In his Tuesday letter, Bezos expressed his excitement about the transition. As executive chair of Amazon, he will focus on “new products and early initiatives,” he said.

Bezos, who turned 57 last month, set up the transition to Jassy last year, after the company announced that one of his possible successors, Jeff Wilke, would soon retire. That made Jazzy the next qualified for the job

Read also: Apple’s Tim Cook Crosses To The Billionaires’ Side

Tom Alberg, a venture capitalist and longtime Amazon director who stepped down from the board two years ago, said Jassy was the obvious choice.

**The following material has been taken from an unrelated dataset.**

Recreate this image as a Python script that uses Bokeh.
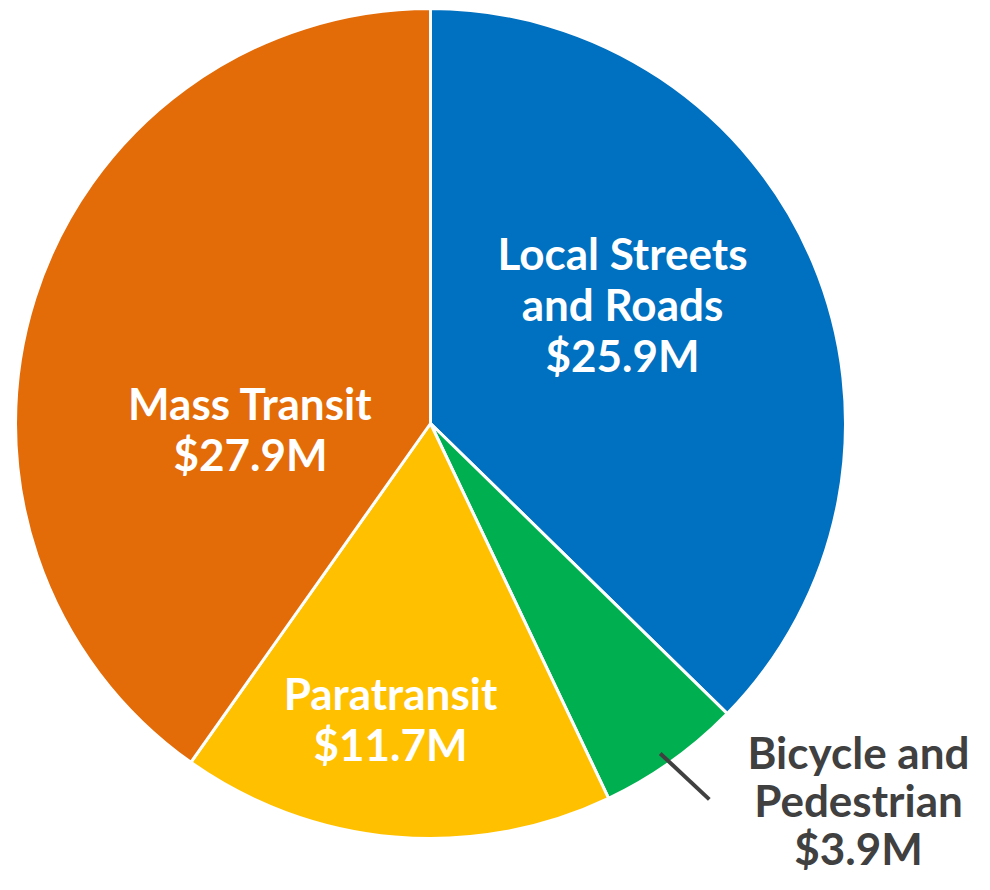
import math
from bokeh.plotting import figure
from bokeh.models import Range1d, ColumnDataSource
from bokeh.core.properties import value
from bokeh.embed import file_html
from bokeh.resources import INLINE

# ---- data ----
categories = ["Local Streets and Roads", "Bicycle and Pedestrian", "Paratransit", "Mass Transit"]
values = [25.9, 3.9, 11.7, 27.9]
value_labels = ["$25.9M", "$3.9M", "$11.7M", "$27.9M"]
label_lines = [["Local Streets", "and Roads"], ["Bicycle and", "Pedestrian"], ["Paratransit"], ["Mass Transit"]]
colors = ["#0070C0", "#00B050", "#FFC000", "#E36C09"]

# ---- layout ----
W, H = 974, 874
CX, CY, R = 430, 451, 415
FONT = "Lato"
FS = 44
LINE_GAP = 51
# label anchor (centre of text block) in plot coordinates
label_pos = [(622, 571), (858, 75), (390, 156), (250, 446)]
label_colors = ["white", "#404040", "white", "white"]
label_gap = [LINE_GAP, 48, LINE_GAP, LINE_GAP]

total = sum(values)
starts, ends = [], []
cum = 0.0
for v in values:
    a0 = math.pi / 2 - 2 * math.pi * (cum + v) / total
    a1 = math.pi / 2 - 2 * math.pi * cum / total
    starts.append(a0)
    ends.append(a1)
    cum += v

p = figure(width=W, height=H, output_backend="svg", toolbar_location=None,
           x_range=Range1d(0, W), y_range=Range1d(0, H), min_border=0)
p.axis.visible = False
p.grid.visible = False
p.outline_line_color = None
p.background_fill_color = "white"
p.border_fill_color = "white"

src = ColumnDataSource(dict(x=[CX] * len(values), y=[CY] * len(values),
                            start=starts, end=ends, color=colors))
p.wedge(x="x", y="y", radius=R, start_angle="start", end_angle="end",
        fill_color="color", line_color="white", line_width=3, source=src)

# leader line for the small slice, near its mid angle
bi = 1
mid = (starts[bi] + ends[bi]) / 2
r_in, r_out = 402, 468
a_in, a_out = mid - 0.012, mid + 0.018
p.segment(x0=[CX + r_in * math.cos(a_in)], y0=[CY + r_in * math.sin(a_in)],
          x1=[CX + r_out * math.cos(a_out)], y1=[CY + r_out * math.sin(a_out)],
          line_color="#404040", line_width=4)

xs, ys, txt, tc = [], [], [], []
for i in range(len(values)):
    lines = label_lines[i] + [value_labels[i]]
    n = len(lines)
    lx, ly = label_pos[i]
    g = label_gap[i]
    for k, t in enumerate(lines):
        xs.append(lx)
        ys.append(ly + (n - 1) / 2 * g - k * g)
        txt.append(t)
        tc.append(label_colors[i])
p.text(x=xs, y=ys, text=txt, text_color=tc, text_font=value(FONT),
       text_font_size=f"{FS}px", text_font_style="bold",
       text_align="center", text_baseline="middle")

open("out.html", "w").write(file_html(p, INLINE))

Andy has lived his whole life in that culture, and that culture is so strong,” Alberg said.

About Andy Jazzy

Jassy joined Amazon in 1997, after graduating from Harvard Business School. At the time, Amazon had only a few hundred employees and had just gone public.

Andy Jazzy

Jassy’s Amazon career is defined by him leading Amazon into a wholly new market, cloud computing – a business the company has come to dominate as it leads in the world of e-commerce.

In 2006, Jassy helped launch Amazon Web Services (AWS), which upended the software industry with its ability to rent space and software programming for customers to run their technical operations on Amazon’s vast array of servers.